* _To do_
Copy nothing but the part that opens with the line containing "Output the web" and closes with the line containing "const yDomAB = [24.5, 346.6];". Do not include pictures.

* _Data section_

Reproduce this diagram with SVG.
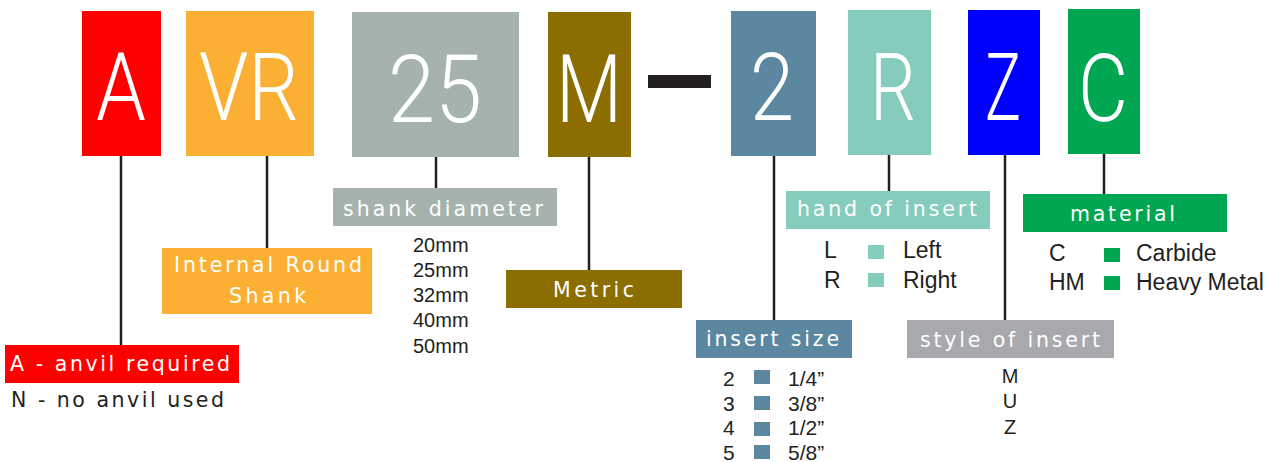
--
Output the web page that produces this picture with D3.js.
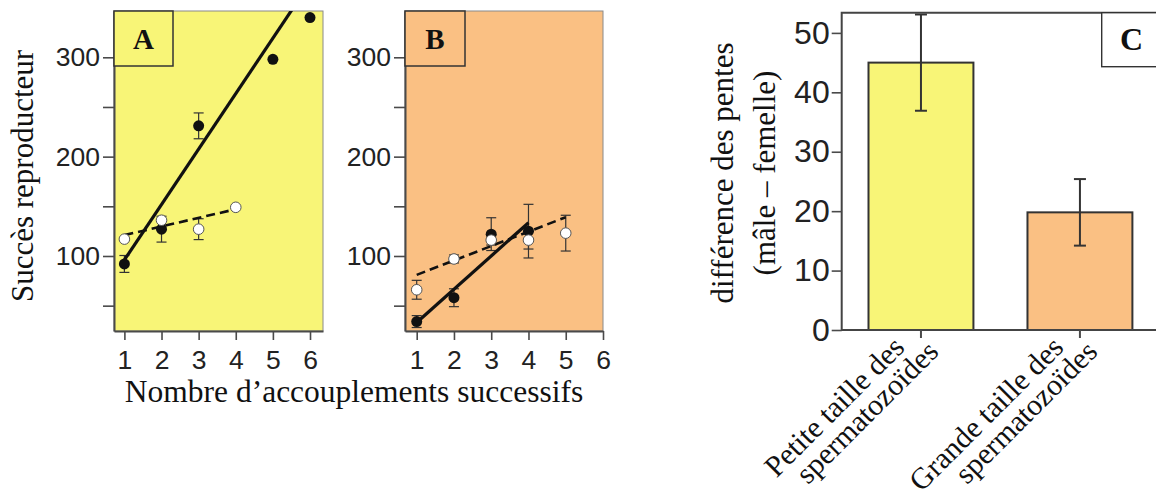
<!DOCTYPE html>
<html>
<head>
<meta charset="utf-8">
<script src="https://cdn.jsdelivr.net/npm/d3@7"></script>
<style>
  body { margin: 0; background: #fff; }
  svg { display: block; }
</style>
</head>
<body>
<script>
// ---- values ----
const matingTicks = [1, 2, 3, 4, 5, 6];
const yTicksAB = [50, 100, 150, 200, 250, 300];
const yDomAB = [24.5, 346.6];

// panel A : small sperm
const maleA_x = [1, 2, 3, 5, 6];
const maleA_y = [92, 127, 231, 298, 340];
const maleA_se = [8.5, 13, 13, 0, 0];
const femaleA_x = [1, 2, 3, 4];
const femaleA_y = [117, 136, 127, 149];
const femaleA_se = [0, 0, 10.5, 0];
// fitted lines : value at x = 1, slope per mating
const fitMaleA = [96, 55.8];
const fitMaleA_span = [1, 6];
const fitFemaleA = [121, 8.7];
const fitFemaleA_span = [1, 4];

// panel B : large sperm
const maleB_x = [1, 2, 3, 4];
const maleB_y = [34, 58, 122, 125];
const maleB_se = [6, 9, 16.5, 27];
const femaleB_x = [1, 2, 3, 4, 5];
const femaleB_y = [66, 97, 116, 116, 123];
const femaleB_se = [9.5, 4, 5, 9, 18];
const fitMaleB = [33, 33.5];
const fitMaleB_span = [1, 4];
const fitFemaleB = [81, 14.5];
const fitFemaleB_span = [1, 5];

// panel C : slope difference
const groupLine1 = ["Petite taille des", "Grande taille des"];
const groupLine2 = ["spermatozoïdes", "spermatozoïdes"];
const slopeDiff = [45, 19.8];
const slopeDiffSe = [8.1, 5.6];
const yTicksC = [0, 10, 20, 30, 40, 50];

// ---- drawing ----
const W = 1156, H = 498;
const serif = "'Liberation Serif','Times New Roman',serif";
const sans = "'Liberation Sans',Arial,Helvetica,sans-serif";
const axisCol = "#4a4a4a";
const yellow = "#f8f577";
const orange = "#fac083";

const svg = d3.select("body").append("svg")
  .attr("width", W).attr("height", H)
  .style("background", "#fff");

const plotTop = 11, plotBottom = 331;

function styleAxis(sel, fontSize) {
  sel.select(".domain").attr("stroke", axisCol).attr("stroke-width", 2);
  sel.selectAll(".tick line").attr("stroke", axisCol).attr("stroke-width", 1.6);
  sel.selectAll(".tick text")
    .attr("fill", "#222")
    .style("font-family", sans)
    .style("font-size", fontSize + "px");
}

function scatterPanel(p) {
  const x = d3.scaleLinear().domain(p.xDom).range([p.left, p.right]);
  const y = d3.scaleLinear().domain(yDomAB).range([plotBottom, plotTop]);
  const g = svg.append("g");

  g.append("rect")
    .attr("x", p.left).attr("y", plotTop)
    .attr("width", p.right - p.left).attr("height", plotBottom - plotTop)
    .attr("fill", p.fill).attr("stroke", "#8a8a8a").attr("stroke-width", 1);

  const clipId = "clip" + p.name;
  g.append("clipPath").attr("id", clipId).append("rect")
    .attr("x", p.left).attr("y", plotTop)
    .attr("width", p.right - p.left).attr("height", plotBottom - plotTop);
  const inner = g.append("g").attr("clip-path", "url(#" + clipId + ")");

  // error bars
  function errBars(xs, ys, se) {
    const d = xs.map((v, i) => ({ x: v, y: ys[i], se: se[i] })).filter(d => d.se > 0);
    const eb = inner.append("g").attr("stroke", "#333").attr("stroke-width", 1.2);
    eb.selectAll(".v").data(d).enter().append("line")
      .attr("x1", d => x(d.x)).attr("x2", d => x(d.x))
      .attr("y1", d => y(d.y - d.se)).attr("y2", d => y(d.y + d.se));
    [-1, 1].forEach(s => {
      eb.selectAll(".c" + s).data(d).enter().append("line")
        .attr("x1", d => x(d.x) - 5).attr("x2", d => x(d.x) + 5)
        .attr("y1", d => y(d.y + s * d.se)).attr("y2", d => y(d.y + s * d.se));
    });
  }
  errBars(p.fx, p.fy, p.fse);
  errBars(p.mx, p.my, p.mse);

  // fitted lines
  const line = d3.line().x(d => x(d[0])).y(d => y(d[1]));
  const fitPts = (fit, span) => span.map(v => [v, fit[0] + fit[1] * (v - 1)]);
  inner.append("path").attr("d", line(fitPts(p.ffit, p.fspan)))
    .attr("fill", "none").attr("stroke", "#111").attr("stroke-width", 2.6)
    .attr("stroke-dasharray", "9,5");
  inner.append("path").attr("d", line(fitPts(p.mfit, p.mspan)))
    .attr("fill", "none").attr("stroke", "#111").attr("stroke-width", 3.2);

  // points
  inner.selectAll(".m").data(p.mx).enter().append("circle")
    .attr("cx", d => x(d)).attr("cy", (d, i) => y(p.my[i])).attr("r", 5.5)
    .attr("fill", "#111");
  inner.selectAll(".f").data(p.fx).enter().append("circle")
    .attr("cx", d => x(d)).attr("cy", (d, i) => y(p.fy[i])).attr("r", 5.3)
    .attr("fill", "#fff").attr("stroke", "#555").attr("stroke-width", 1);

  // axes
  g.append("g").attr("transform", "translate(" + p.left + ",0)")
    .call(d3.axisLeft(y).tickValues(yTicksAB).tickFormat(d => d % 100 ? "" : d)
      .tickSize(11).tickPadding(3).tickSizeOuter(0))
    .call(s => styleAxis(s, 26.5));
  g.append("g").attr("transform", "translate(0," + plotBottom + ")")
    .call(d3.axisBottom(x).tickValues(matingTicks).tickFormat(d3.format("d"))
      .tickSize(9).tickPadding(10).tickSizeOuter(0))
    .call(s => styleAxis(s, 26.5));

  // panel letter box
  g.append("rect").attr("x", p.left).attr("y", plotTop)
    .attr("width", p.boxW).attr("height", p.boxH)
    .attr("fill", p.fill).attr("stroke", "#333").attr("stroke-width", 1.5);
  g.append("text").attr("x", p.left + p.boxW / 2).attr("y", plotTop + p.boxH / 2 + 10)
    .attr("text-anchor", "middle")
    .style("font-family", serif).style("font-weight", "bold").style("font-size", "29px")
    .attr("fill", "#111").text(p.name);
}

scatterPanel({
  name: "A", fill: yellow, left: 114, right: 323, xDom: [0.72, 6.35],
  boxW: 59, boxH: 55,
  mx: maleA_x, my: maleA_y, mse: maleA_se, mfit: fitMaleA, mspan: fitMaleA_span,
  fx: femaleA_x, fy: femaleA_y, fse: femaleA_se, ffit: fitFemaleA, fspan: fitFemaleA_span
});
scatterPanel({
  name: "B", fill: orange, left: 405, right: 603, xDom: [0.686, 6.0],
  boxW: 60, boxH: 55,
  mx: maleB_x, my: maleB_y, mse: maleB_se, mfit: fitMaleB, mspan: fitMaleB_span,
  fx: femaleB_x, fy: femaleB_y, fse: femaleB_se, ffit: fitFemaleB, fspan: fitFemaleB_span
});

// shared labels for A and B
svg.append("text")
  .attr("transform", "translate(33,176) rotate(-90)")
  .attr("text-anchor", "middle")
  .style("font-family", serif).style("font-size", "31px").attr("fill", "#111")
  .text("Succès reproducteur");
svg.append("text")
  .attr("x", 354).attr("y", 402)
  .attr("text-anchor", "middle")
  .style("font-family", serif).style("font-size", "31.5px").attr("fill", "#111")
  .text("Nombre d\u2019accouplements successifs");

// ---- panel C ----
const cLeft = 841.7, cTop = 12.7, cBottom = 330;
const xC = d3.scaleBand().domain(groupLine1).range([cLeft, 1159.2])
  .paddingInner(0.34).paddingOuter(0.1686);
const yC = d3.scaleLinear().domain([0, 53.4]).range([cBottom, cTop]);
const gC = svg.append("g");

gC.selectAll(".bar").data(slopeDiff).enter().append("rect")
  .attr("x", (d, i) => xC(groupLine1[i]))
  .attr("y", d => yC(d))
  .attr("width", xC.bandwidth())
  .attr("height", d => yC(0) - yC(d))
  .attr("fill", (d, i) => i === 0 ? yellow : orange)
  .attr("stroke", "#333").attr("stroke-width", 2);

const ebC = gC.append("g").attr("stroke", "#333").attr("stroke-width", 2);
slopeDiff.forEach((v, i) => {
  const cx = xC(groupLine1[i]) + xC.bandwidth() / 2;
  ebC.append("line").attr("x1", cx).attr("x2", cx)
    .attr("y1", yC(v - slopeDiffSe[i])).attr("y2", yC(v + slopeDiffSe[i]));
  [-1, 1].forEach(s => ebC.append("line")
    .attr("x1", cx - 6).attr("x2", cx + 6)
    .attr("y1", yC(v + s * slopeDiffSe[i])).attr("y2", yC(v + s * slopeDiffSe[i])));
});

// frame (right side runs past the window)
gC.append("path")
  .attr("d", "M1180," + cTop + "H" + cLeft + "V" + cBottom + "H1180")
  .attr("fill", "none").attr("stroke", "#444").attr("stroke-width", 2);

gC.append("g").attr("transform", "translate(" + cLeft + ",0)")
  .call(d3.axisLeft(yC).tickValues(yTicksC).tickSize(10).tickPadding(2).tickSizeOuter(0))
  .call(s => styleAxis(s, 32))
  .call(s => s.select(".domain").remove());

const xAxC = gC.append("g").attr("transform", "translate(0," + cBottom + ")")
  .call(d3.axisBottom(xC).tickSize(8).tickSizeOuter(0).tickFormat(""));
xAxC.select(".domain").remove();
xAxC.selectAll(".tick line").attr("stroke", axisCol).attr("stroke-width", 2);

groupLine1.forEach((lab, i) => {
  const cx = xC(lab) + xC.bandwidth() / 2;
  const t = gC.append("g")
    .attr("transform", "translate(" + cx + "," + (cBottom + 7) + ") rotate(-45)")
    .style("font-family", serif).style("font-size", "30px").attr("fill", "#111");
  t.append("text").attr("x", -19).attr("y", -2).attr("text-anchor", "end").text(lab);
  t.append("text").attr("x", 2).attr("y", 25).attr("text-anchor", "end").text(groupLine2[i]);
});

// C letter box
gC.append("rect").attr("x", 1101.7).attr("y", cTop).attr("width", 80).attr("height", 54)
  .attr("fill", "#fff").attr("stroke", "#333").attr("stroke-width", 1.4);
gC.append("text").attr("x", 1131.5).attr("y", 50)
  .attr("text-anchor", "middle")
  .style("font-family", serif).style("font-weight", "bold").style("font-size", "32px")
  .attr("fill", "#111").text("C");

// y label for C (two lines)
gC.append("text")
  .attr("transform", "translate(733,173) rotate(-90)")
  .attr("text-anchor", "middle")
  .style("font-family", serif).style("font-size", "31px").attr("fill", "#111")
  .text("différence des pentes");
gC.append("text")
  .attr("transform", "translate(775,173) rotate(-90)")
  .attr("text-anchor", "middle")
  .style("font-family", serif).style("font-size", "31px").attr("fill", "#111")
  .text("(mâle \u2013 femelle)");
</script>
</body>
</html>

* _Task answer_
Output the web page that produces this picture with D3.js.
<!DOCTYPE html>
<html>
<head>
<meta charset="utf-8">
<script src="https://cdn.jsdelivr.net/npm/d3@7"></script>
<style>
  body { margin: 0; background: #fff; }
  svg { display: block; }
</style>
</head>
<body>
<script>
// ---- values ----
const matingTicks = [1, 2, 3, 4, 5, 6];
const yTicksAB = [50, 100, 150, 200, 250, 300];
const yDomAB = [24.5, 346.6];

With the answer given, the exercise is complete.